Any system that is supplied from countries that have laws that demand that tech exporters are required to help their spy agencies spy offshore is by definition insecure. China, the US, England, France, Russia and Israel just to name some that I know have such legal provisions. Probably Australia and New Zealand as well.
Perhaps telling us why there is a focus on a single country rather than on the multiplicity of countries who require exactly the same obedience by their tech companies would be revealing. It was certainly the question that was raised in my mind after reading Advantage’s post.
Similarly on most of the economic arguments about China apply just as equally to the US.
The effective freeze in US investments here is measurable between 1984, the nuclear free legislation in 1987, and even later. The effective veto of the French on NZ exports to the EU after their agents bombed the Rainbow Warrior was the same. I’m sure that I could point to others if it was worth doing. But it is a risk with ANY trading partner.
We are always subject to the economic displeasure or even disinterest of other states. We need to structure our economy to suit by maintaining a multiplicity of markets and suppliers. This became pretty damn obvious after Britain started talks to enter the EU in the 1960s.
In fact I can’t really see the point of such simple minded scare tactic idiocy about China. At this point the only real alarm point I could see with China (which they shared with the US) was and probably still is our lax policies on purchases of property by overseas buyers. That caused significiant speculation in properties here that was effectively ignored by the government of the day.
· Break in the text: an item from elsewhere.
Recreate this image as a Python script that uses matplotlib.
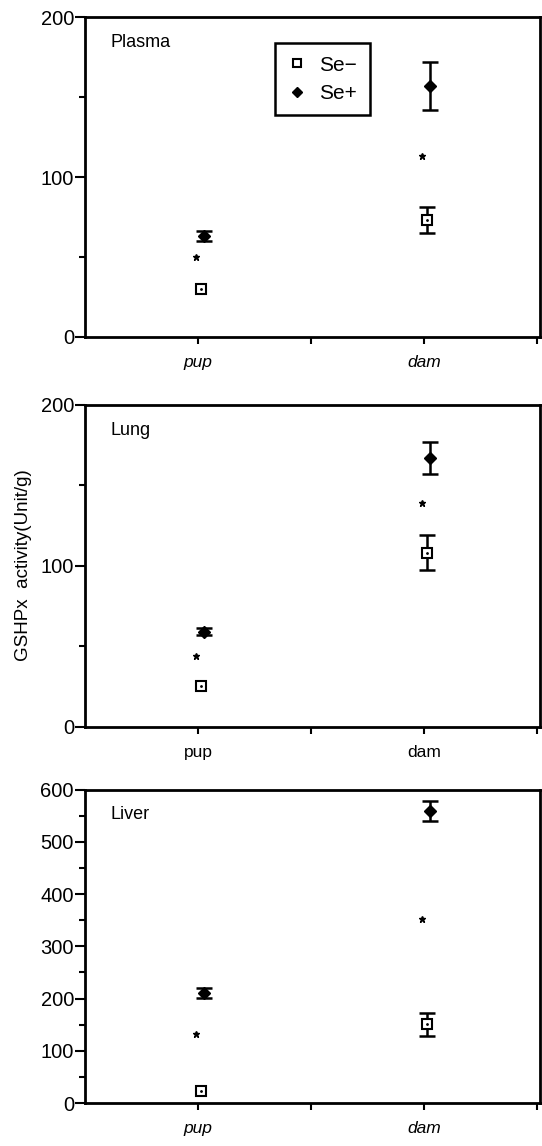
import numpy as np
import matplotlib
matplotlib.use("Agg")
import matplotlib.pyplot as plt

plt.rcParams['font.family'] = ['Liberation Sans', 'DejaVu Sans']

# data (mean, error half-width)
groups = ["pup", "dam"]
group_x = [1, 3]
panels = ["Plasma", "Lung", "Liver"]

se_minus = {"Plasma": [30, 73], "Lung": [25, 108], "Liver": [23, 151]}
se_minus_err = {"Plasma": [0, 8], "Lung": [0, 11], "Liver": [0, 22]}
se_plus = {"Plasma": [63, 157], "Lung": [59, 167], "Liver": [211, 559]}
se_plus_err = {"Plasma": [3, 15], "Lung": [2, 10], "Liver": [10, 20]}
star_y = {"Plasma": [50, 113], "Lung": [44, 139], "Liver": [132, 353]}

y_max = {"Plasma": 200, "Lung": 200, "Liver": 600}
y_major = {"Plasma": [0, 100, 200], "Lung": [0, 100, 200],
           "Liver": [0, 100, 200, 300, 400, 500, 600]}
italic_labels = {"Plasma": True, "Lung": False, "Liver": True}

fig = plt.figure(figsize=(5.42, 11.46), dpi=100)
boxes = {"Plasma": [0.157, 0.706, 0.840, 0.279],
         "Lung": [0.157, 0.366, 0.840, 0.281],
         "Liver": [0.157, 0.0375, 0.840, 0.2735]}


def draw_err(ax, xs, ys, errs):
    # only draw bars that are visible in the source
    for x, y, e in zip(xs, ys, errs):
        if e > 0:
            ax.errorbar([x], [y], yerr=[e], fmt='none', ecolor='black',
                        elinewidth=1.8, capsize=6, capthick=1.8)


for name in panels:
    ax = fig.add_axes(boxes[name])
    xm = np.array(group_x) + 0.03
    xp = np.array(group_x) + 0.05
    xs = np.array(group_x) - 0.02
    draw_err(ax, xm, se_minus[name], se_minus_err[name])
    draw_err(ax, xp, se_plus[name], se_plus_err[name])
    l1, = ax.plot(xm, se_minus[name], 's', ms=6.5, mfc='white', mec='black',
                  mew=1.5, linestyle='none', label='Se\u2212')
    ax.plot(xm, se_minus[name], '.', ms=2, color='black')
    l2, = ax.plot(xp, se_plus[name], 'D', ms=6.5, color='black',
                  linestyle='none', label='Se+')
    ax.plot(xs, star_y[name], '*', ms=5, color='black', linestyle='none')

    ax.set_xlim(0, 4.03)
    ax.set_ylim(0, y_max[name])
    ax.set_xticks([1, 2, 3, 4])
    ax.set_xticklabels([groups[0], '', groups[1], ''],
                       fontsize=12.5, style='italic' if italic_labels[name] else 'normal')
    ax.set_yticks(y_major[name])
    ax.set_yticks([t + (y_major[name][1] - y_major[name][0]) / 2 for t in y_major[name][:-1]],
                  minor=True)
    ax.tick_params(axis='y', which='major', direction='out', length=7, width=1.5,
                   labelsize=14.5, pad=1)
    ax.tick_params(axis='y', which='minor', direction='out', length=4, width=1.5)
    ax.tick_params(axis='x', direction='out', length=5, width=1.5, pad=8)
    for s in ax.spines.values():
        s.set_linewidth(2)
    ax.text(0.055, 0.92, name, transform=ax.transAxes, fontsize=13,
            ha='left', va='center')

    if name == "Plasma":
        ax.legend(handles=[l1, l2], loc='upper left', bbox_to_anchor=(0.418, 0.919),
                  borderaxespad=0, fancybox=False, edgecolor='black', framealpha=1,
                  fontsize=15, handlelength=0.9, handletextpad=0.6,
                  borderpad=0.6, labelspacing=0.45, markerscale=0.8)
        leg = ax.get_legend()
        leg.get_frame().set_linewidth(1.8)
    if name == "Lung":
        ax.set_ylabel("GSHPx  activity(Unit/g)", fontsize=13.5, labelpad=6)

fig.savefig("out.png", dpi=100)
Subsequent changes in regulations for taxation and migration plus the Chinese government taking its own efforts to limit the hemorrhaging of safe haven money to NZ have certainly quietened the speculation.
I’m going to file this current mania about the Chinese government interference along with the stupid scare tactics of yesterday – it resembles that about the Japanese in the 1980s.
But as usual I’ll keep a watching brief just as I do for other countries – just in case I need to actually get interested.